The Risk: A slipshod job of details can lead to significant delays during the game as players try to figure out exactly what their characters can do. Sometimes it is important–even critically important–to know if your character can climb a certain wall, figure out a bit of lore, or teleport a given distance. If the referee of the game has to handle all these questions with ad hoc rulings, it will create an inconsistent world, which weakens the game.
However, it is also important not to put too much into your miscellaneous rules. This leads to complicated referencing for every action a character might need to take, and may also cause contradictory rules. Also, you want to avoid situations where it takes a long time to build every character. Some players may like to spend hours thinking about every little skill and ability their characters possess. Others do not.
The Solution: In QoTR, I found that the best way to go was with a rules base that can be easily applied to any situation, and that dovetails with the core creation process. I didn’t want to add extra steps to character creation unless they could be in a sense optional. The result is a broad-based system that can fit into a variety of situations, but relies on generally the same core rules for each, much as with the combat rules. It also opens up a number of possibilities for future supplements.
I use three main systems to classify details. For most of the truly miscellaneous details, there is a simple rule: describe your character how you want, provided it reflects your stats. Just because a player describes its character a certain way does not mean the character gets any advantages (or suffers any penalties, for that matter). So if a player makes a thirty-foot-tall, heavily muscled giant with a greatsword, for example, it had better select some offensive abilities.
For most non-combat actions, I use a system of attributes. Each preference (a group of related abilities) has two attributes tied to it, which the player can switch on character creation. The character’s attributes determine how effectively it handles non-combat challenges. This system allows for precise character details, but doesn’t require that the player spend extra time on attributes if it does not wish to, since it can just leave them tied to their nominal abilities.

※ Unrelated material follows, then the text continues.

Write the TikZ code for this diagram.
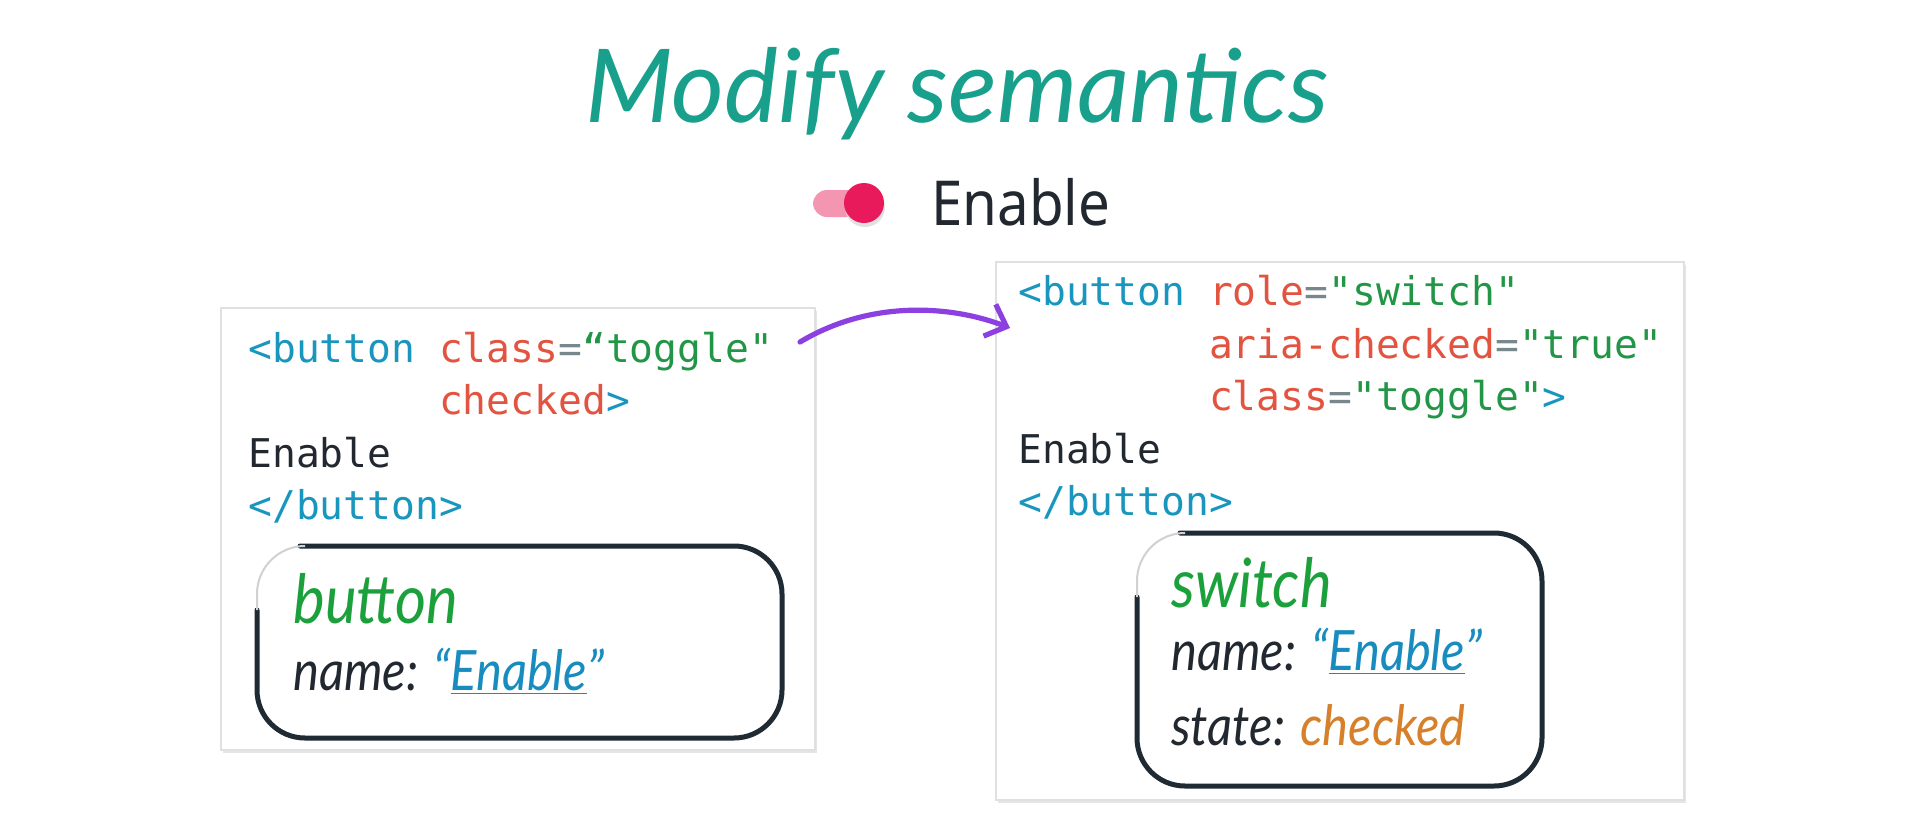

However, most role playing games offer more than mere attributes and imaginative details. Special powers such as flight, telepathy, and water breathing are all common in many role playing game genres. QoTR uses a system of special ability groups much like (and tied to) preferences, with an ability point system for customization if the player doesn’t want to use the default selection. These abilities are broad-based, like much of the QoTR system, so players can tweak or fit them to any character type or genre.
Non-combat actions are an important part of role playing games, and no RPG is truly complete unless players are able to describe their characters. Any RPG designer would do well to focus intently on this part of the game design process. The best tactic I have found is to design a system detailed enough to cover any situation, but simple enough that it won’t bog down the game.